Exercise
Strip the pictures and reproduce the rest of the listing exactly.

Provided material
↓↓↓
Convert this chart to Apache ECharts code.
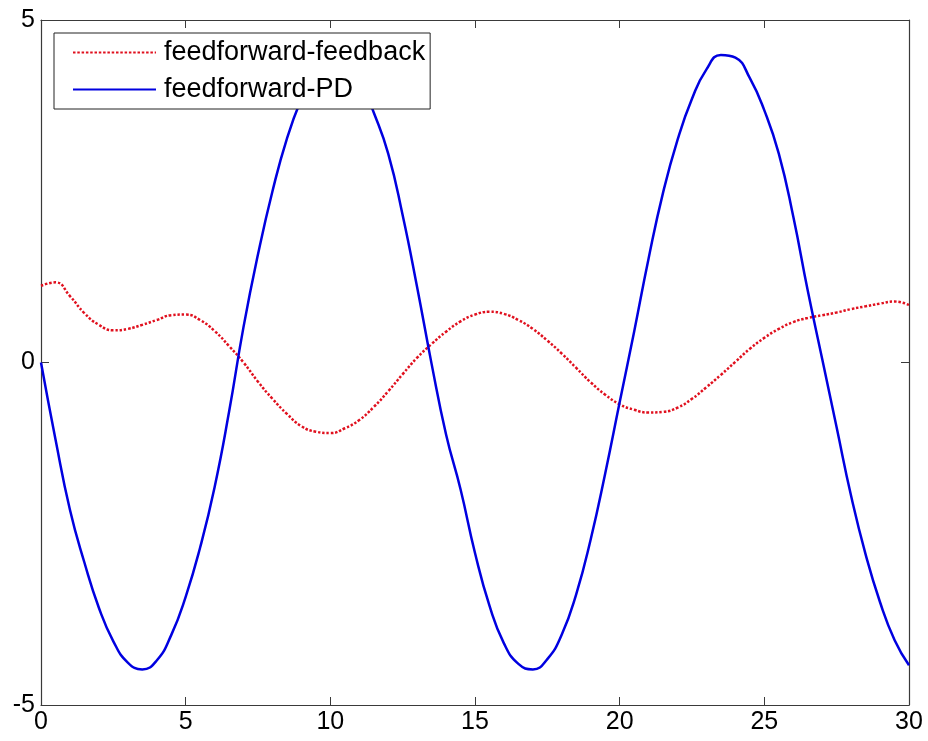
<!DOCTYPE html>
<html>
<head>
<meta charset="utf-8">
<script src="https://cdn.jsdelivr.net/npm/echarts@6/dist/echarts.min.js"></script>
<style>
  html, body { margin: 0; padding: 0; background: #fff; }
  #main { width: 928px; height: 741px; }
</style>
</head>
<body>
<div id="main"></div>
<script>
// time samples (step 0.5)
var times = [0,0.5,1,1.5,2,2.5,3,3.5,4,4.5,5,5.5,6,6.5,7,7.5,8,8.5,9,9.5,
	10,10.5,11,11.5,12,12.5,13,13.5,14,14.5,15,15.5,16,16.5,17,17.5,18,18.5,19,19.5,
	20,20.5,21,21.5,22,22.5,23,23.5,24,24.5,25,25.5,26,26.5,27,27.5,28,28.5,29,29.5,30];

var feedback = [1.12,1.17,0.97,0.72,0.55,0.47,0.49,0.55,0.62,0.69,0.70,0.62,0.46,0.24,0.00,-0.28,-0.53,-0.75,-0.93,-1.01,
	-1.03,-0.96,-0.84,-0.65,-0.42,-0.17,0.07,0.27,0.45,0.60,0.70,0.74,0.71,0.62,0.49,0.32,0.13,-0.08,-0.29,-0.47,
	-0.61,-0.69,-0.73,-0.72,-0.66,-0.53,-0.36,-0.18,0.01,0.20,0.36,0.49,0.59,0.65,0.69,0.73,0.78,0.82,0.86,0.89,0.84];

var pd = [0,-1.12,-2.15,-2.92,-3.58,-4.07,-4.38,-4.48,-4.35,-3.98,-3.42,-2.70,-1.82,-0.72,0.52,1.58,2.50,3.27,3.85,4.28,
	4.48,4.44,4.15,3.65,3.05,2.15,1.10,-0.02,-1.05,-1.85,-2.78,-3.55,-4.10,-4.40,-4.48,-4.33,-3.97,-3.38,-2.58,-1.62,
	-0.58,0.45,1.52,2.48,3.25,3.85,4.28,4.49,4.45,4.15,3.68,3.05,2.13,1.05,0.05,-0.95,-1.95,-2.80,-3.50,-4.05,-4.42];

var names = ['feedforward-feedback', 'feedforward-PD'];

function pairs(ys){
	var out = [];
	for (var i = 0; i < times.length; i++) out.push([times[i], ys[i]]);
	return out;
}

var chart = echarts.init(document.getElementById('main'));

var axisCol = '#3a3a3a';
var font = 'Liberation Sans, Arial, sans-serif';

function xAx(pos, labels){
	return {
		type: 'value', position: pos, min: 0, max: 30, interval: 5,
		axisLine: { show: true, onZero: false, lineStyle: { color: axisCol, width: 1.2 } },
		axisTick: { show: true, inside: true, length: 8, lineStyle: { color: axisCol } },
		axisLabel: { show: labels, color: '#000', fontSize: 25, fontFamily: font, margin: 5 },
		splitLine: { show: false }
	};
}
function yAx(pos, labels){
	return {
		type: 'value', position: pos, min: -5, max: 5, interval: 5,
		axisLine: { show: true, onZero: false, lineStyle: { color: axisCol, width: 1.2 } },
		axisTick: { show: true, inside: true, length: 8, lineStyle: { color: axisCol } },
		axisLabel: { show: labels, color: '#000', fontSize: 25, fontFamily: font, margin: 6 },
		splitLine: { show: false }
	};
}

var option = {
	backgroundColor: '#fff',
	animation: false,
	grid: { left: 41, right: 19, top: 20, bottom: 36 },
	legend: {
		orient: 'vertical',
		left: 54, top: 33,
		z: 10,
		padding: [6, 5, 6, 18],
		itemGap: 10,
		itemWidth: 83,
		itemHeight: 26,
		backgroundColor: '#fff',
		borderColor: '#222',
		borderWidth: 1,
		itemStyle: { opacity: 0 },
		textStyle: { color: '#000', fontSize: 27, fontFamily: font, lineHeight: 26, padding: [0, 0, 0, 3] },
		data: names
	},
	xAxis: [xAx('bottom', true), xAx('top', false)],
	yAxis: [yAx('left', true), yAx('right', false)],
	series: [
		{
			name: names[0], type: 'line', smooth: 0.5, symbol: 'none',
			lineStyle: { color: '#e0101e', width: 2.5, type: [2.5, 1.8] },
			itemStyle: { color: '#e0101e' },
			data: pairs(feedback)
		},
		{
			name: names[1], type: 'line', smooth: 0.5, symbol: 'none',
			lineStyle: { color: '#0000e0', width: 2.5 },
			itemStyle: { color: '#0000e0' },
			data: pairs(pd)
		}
	]
};

chart.setOption(option);
</script>
</body>
</html>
↑↑↑
Final result
Convert this chart to Apache ECharts code.
<!DOCTYPE html>
<html>
<head>
<meta charset="utf-8">
<script src="https://cdn.jsdelivr.net/npm/echarts@6/dist/echarts.min.js"></script>
<style>
  html, body { margin: 0; padding: 0; background: #fff; }
  #main { width: 928px; height: 741px; }
</style>
</head>
<body>
<div id="main"></div>
<script>
// time samples (step 0.5)
var times = [0,0.5,1,1.5,2,2.5,3,3.5,4,4.5,5,5.5,6,6.5,7,7.5,8,8.5,9,9.5,
	10,10.5,11,11.5,12,12.5,13,13.5,14,14.5,15,15.5,16,16.5,17,17.5,18,18.5,19,19.5,
	20,20.5,21,21.5,22,22.5,23,23.5,24,24.5,25,25.5,26,26.5,27,27.5,28,28.5,29,29.5,30];

var feedback = [1.12,1.17,0.97,0.72,0.55,0.47,0.49,0.55,0.62,0.69,0.70,0.62,0.46,0.24,0.00,-0.28,-0.53,-0.75,-0.93,-1.01,
	-1.03,-0.96,-0.84,-0.65,-0.42,-0.17,0.07,0.27,0.45,0.60,0.70,0.74,0.71,0.62,0.49,0.32,0.13,-0.08,-0.29,-0.47,
	-0.61,-0.69,-0.73,-0.72,-0.66,-0.53,-0.36,-0.18,0.01,0.20,0.36,0.49,0.59,0.65,0.69,0.73,0.78,0.82,0.86,0.89,0.84];

var pd = [0,-1.12,-2.15,-2.92,-3.58,-4.07,-4.38,-4.48,-4.35,-3.98,-3.42,-2.70,-1.82,-0.72,0.52,1.58,2.50,3.27,3.85,4.28,
	4.48,4.44,4.15,3.65,3.05,2.15,1.10,-0.02,-1.05,-1.85,-2.78,-3.55,-4.10,-4.40,-4.48,-4.33,-3.97,-3.38,-2.58,-1.62,
	-0.58,0.45,1.52,2.48,3.25,3.85,4.28,4.49,4.45,4.15,3.68,3.05,2.13,1.05,0.05,-0.95,-1.95,-2.80,-3.50,-4.05,-4.42];

var names = ['feedforward-feedback', 'feedforward-PD'];

function pairs(ys){
	var out = [];
	for (var i = 0; i < times.length; i++) out.push([times[i], ys[i]]);
	return out;
}

var chart = echarts.init(document.getElementById('main'));

var axisCol = '#3a3a3a';
var font = 'Liberation Sans, Arial, sans-serif';

function xAx(pos, labels){
	return {
		type: 'value', position: pos, min: 0, max: 30, interval: 5,
		axisLine: { show: true, onZero: false, lineStyle: { color: axisCol, width: 1.2 } },
		axisTick: { show: true, inside: true, length: 8, lineStyle: { color: axisCol } },
		axisLabel: { show: labels, color: '#000', fontSize: 25, fontFamily: font, margin: 5 },
		splitLine: { show: false }
	};
}
function yAx(pos, labels){
	return {
		type: 'value', position: pos, min: -5, max: 5, interval: 5,
		axisLine: { show: true, onZero: false, lineStyle: { color: axisCol, width: 1.2 } },
		axisTick: { show: true, inside: true, length: 8, lineStyle: { color: axisCol } },
		axisLabel: { show: labels, color: '#000', fontSize: 25, fontFamily: font, margin: 6 },
		splitLine: { show: false }
	};
}

var option = {
	backgroundColor: '#fff',
	animation: false,
	grid: { left: 41, right: 19, top: 20, bottom: 36 },
	legend: {
		orient: 'vertical',
		left: 54, top: 33,
		z: 10,
		padding: [6, 5, 6, 18],
		itemGap: 10,
		itemWidth: 83,
		itemHeight: 26,
		backgroundColor: '#fff',
		borderColor: '#222',
		borderWidth: 1,
		itemStyle: { opacity: 0 },
		textStyle: { color: '#000', fontSize: 27, fontFamily: font, lineHeight: 26, padding: [0, 0, 0, 3] },
		data: names
	},
	xAxis: [xAx('bottom', true), xAx('top', false)],
	yAxis: [yAx('left', true), yAx('right', false)],
	series: [
		{
			name: names[0], type: 'line', smooth: 0.5, symbol: 'none',
			lineStyle: { color: '#e0101e', width: 2.5, type: [2.5, 1.8] },
			itemStyle: { color: '#e0101e' },
			data: pairs(feedback)
		},
		{
			name: names[1], type: 'line', smooth: 0.5, symbol: 'none',
			lineStyle: { color: '#0000e0', width: 2.5 },
			itemStyle: { color: '#0000e0' },
			data: pairs(pd)
		}
	]
};

chart.setOption(option);
</script>
</body>
</html>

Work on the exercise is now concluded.